Еще одно сильное ощущение испытал я на Второй речке. Как-то к концу дня когда смеркалось уже, с кем-то из москвичей я шел по зоне.

Вдруг я почувствовал, что слепну. И вряд ли смог бы вернуться в свой барак самостоятельно, окажись я один. Мне объяснили, что это "куриная слепота" - авитаминоз, недостаток витамина "А", и сильно пугаться не следует. На Колыме, как ни странно, это явление никогда не повторилось. Испуг мой тогда был сильным. Это чувство я не забыл.

И еще. Столкнулся я с одним загадочным явлением которое никогда более не встречал, о котором никогда ничего не слышал и, рассказывая людям многоопытным в лагерной жизни, не мог получить ответа на занимающий меня вопрос.

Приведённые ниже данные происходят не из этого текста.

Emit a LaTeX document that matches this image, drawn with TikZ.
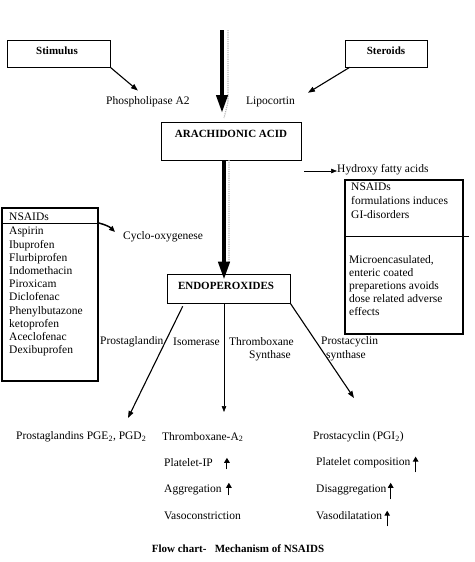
\documentclass[tikz,border=0pt]{standalone}
\usepackage{fontspec}
\setmainfont{Liberation Serif}
\usetikzlibrary{arrows.meta,calc}
\begin{document}
\begin{tikzpicture}[x=1pt,y=-1pt,
  txt/.style={inner sep=0pt,anchor=west,font=\fontsize{11.5}{13.2}\selectfont},
  btxt/.style={inner sep=0pt,font=\fontsize{11}{13}\selectfont\bfseries},
  thinbox/.style={draw,line width=0.6pt,inner sep=0pt},
  thickbox/.style={draw,line width=1.6pt,inner sep=0pt},
  bigarrow/.style={line width=4pt,-{Triangle[length=18pt,width=11pt]}},
  shadowline/.style={gray!55,line width=1.2pt,densely dotted},
  thinarrow/.style={line width=1.1pt,-{Triangle[length=7pt,width=5pt]}},
  hairarrow/.style={line width=0.6pt,-{Triangle[length=6pt,width=4.5pt]}},
  uparrow/.style={line width=1.1pt,-{Triangle[length=5pt,width=5.5pt]}}
]
\useasboundingbox[fill=white] (0,0) rectangle (474,562);

% top boxes
\node[thinbox,minimum width=103pt,minimum height=27pt] (stim) at (58.5,53.5) {};
\node[btxt] at (57,51) {Stimulus};
\node[thinbox,minimum width=82pt,minimum height=27pt] (ster) at (386,53.5) {};
\node[btxt] at (386,51) {Steroids};

\node[txt] (phos) at (106,102) {Phospholipase A2};
\node[txt] (lipo) at (246,102) {Lipocortin};

\draw[thinarrow] (stim.south east) -- ($(phos.north)+(-10,-6)$);
\draw[thinarrow] ($(ster.south west)+(5,0)$) -- ($(lipo.north east)+(13,-4)$);

% arachidonic acid
\node[thinbox,minimum width=140pt,minimum height=38pt] (ara) at (231,141) {};
\node[btxt] at (231,134) {ARACHIDONIC ACID};

\coordinate (top) at (222,30);
\coordinate (a1end) at (222,113);
\draw[shadowline] (228,30) -- (228,102) -- (224,118);
\draw[bigarrow] (top) -- (a1end);

% endoperoxides
\node[thinbox,minimum width=123pt,minimum height=29pt] (endo) at (228.5,288.5) {};
\node[btxt] at (226,286) {ENDOPEROXIDES};

\coordinate (a2) at (224,0);
\draw[shadowline] (229,160) -- (229,262) -- (225,272);
\draw[bigarrow] (ara.south -| a2) -- ([yshift=-6pt]endo.north -| a2);

% hydroxy fatty acids
\node[txt] (hyd) at (337,170) {Hydroxy fatty acids};
\coordinate (hydstart) at (304,171);
\draw[hairarrow] (hydstart) -- (hydstart -| hyd.west);

% right box
\node[thickbox,minimum width=118pt,minimum height=154pt] (rbox) at (404,257) {};
\coordinate (rdend) at (469,236);
\draw[line width=0.6pt] (rbox.west |- rdend) -- (rdend);
\node[txt,align=left,anchor=north west,font=\fontsize{11.5}{14}\selectfont] (rt1) at (351,183)
  {NSAIDs\\formulations induces\\GI-disorders};
\node[txt,align=left,anchor=north west,font=\fontsize{11.5}{13}\selectfont] (rt2) at (349,255)
  {Microencasulated,\\enteric coated\\preparetions avoids\\dose related adverse\\effects};

% left box
\node[thickbox,minimum width=96pt,minimum height=173pt] (lbox) at (50,294.5) {};
\coordinate (ld) at (0,223);
\draw[line width=0.6pt] (lbox.west |- ld) -- (lbox.east |- ld);
\node[txt] (lhead) at (9,217) {NSAIDs};
\node[txt,align=left,anchor=north west,font=\fontsize{11.5}{13.2}\selectfont] (llist) at (9,227)
  {Aspirin\\Ibuprofen\\Flurbiprofen\\Indomethacin\\Piroxicam\\Diclofenac\\Phenylbutazone\\ketoprofen\\Aceclofenac\\Dexibuprofen};

\node[txt] (cox) at (123,237) {Cyclo-oxygenese};
\draw[line width=1.5pt,-{Triangle[length=6pt,width=5pt]}] (lbox.east |- ld) to[bend left=15] ($(cox.west)+(-8,-5)$);

% branch arrows
\coordinate (lend) at (128,418);
\coordinate (mend) at (224,412);
\coordinate (rend) at (354,398);
\draw[thinarrow] ($(endo.south west)+(16,3)$) -- (lend);
\draw[hairarrow] (endo.south -| a2) -- (mend);
\draw[thinarrow] (endo.south east) -- (rend);

\node[txt] (l1) at (100,342) {Prostaglandin};
\node[txt] (l2) at (173,342) {Isomerase};
\node[txt] (l3) at (229,342) {Thromboxane};
\node[txt] (l4) at (249,356) {Synthase};
\node[txt] (l5) at (321,342) {Prostacyclin};
\node[txt] (l6) at (326,356) {synthase};

% products
\node[txt] (p1) at (16,437) {Prostaglandins PGE\textsubscript{2}, PGD\textsubscript{2}};
\node[txt] (p2) at (162,437) {Thromboxane-A\textsubscript{2}};
\node[txt] (p3) at (313,437) {Prostacyclin (PGI\textsubscript{2})};

\node[txt] (t1) at (164,463) {Platelet-IP};
\node[txt] (t2) at (164,490) {Aggregation};
\node[txt] (t3) at (164,516) {Vasoconstriction};
\node[txt] (c1) at (316,463) {Platelet composition};
\node[txt] (c2) at (316,490) {Disaggregation};
\node[txt] (c3) at (316,516) {Vasodilatation};

\draw[uparrow] ($(t1.south east)+(14,2)$) -- ($(t1.north east)+(14,-1)$);
\draw[uparrow] ($(t2.south east)+(7,0)$) -- ($(t2.north east)+(7,-2)$);
\draw[uparrow] ($(c1.south east)+(5,4)$) -- ($(c1.north east)+(5,-1)$);
\draw[uparrow] ($(c2.south east)+(4,4)$) -- ($(c2.north east)+(4,-2)$);
\draw[uparrow] ($(c3.south east)+(5,6)$) -- ($(c3.north east)+(5,-1)$);

\node[btxt] (cap) at (238,549) {Flow chart-\ \ \ Mechanism of NSAIDS};
\end{tikzpicture}
\end{document}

Это было на Второй речке. От скуки, от любопытства, от томительного ожидания отправки на Колыму, где рисовался нам здоровый физический труд на чистом воздухе, я забрел в тихое и глухое место за пэобразным, очевидно, административным строением. Моему взору представилась прямоугольная зеленая площадка, в центре которой стоял длинный деревянный столб. Вокруг этого столба, лицом к нему ровным кольцом стояло человек двадцать, может быть больше. То были уголовники, без ошибки всегда узнаваемые. Они занимались коллективной мастурбацией. Я застыл в изумлении и замешательстве при виде этого зрелища. Те, кто стоял лицом в мою сторону, смотрели на меня, не прекращая своего занятия. Когда до меня дошло, свидетелем чего я являюсь, мне захотелось попятиться. Решение пришло само и толкнуло меня в спину. Я отвел глаза и прошел мимо них неторопливым шагом десять или пятнадцать нескончаемых метров до поворота. Я шел под пристальными взглядами... И только повернув за угол, я ускорил шаг. Что это было ритуал, развлечение, тотализатор? Что? Кому бы я ни рассказал эту историю, слушали ее с явным недоверием. Я сердился.

В середине шестидесятых годов мы с дочкой поехали из Магадана в санаторий на Амурском заливе. Оттуда несколько раз ездили во Владивосток ознакомиться с городом, походить по магазинам. Мысль о Второй речке не покидала меня. Я рассказал Тане, что там была когда-то пересыльная зона, куда я попал двадцатилетним. Мы поехали посмотреть ее. От пересылки не осталось ни следа, ни намека. На ее месте вырос огромный жилой массив - точная копия района "Хим-Хо" в Москве, бывшего Химки-Ховрино, улицы Дыбенко, в частности.

О Второй речке остался в памяти запах моря, морских водорослей, приносимый порывами ветра. Для меня это была первая встреча с морем.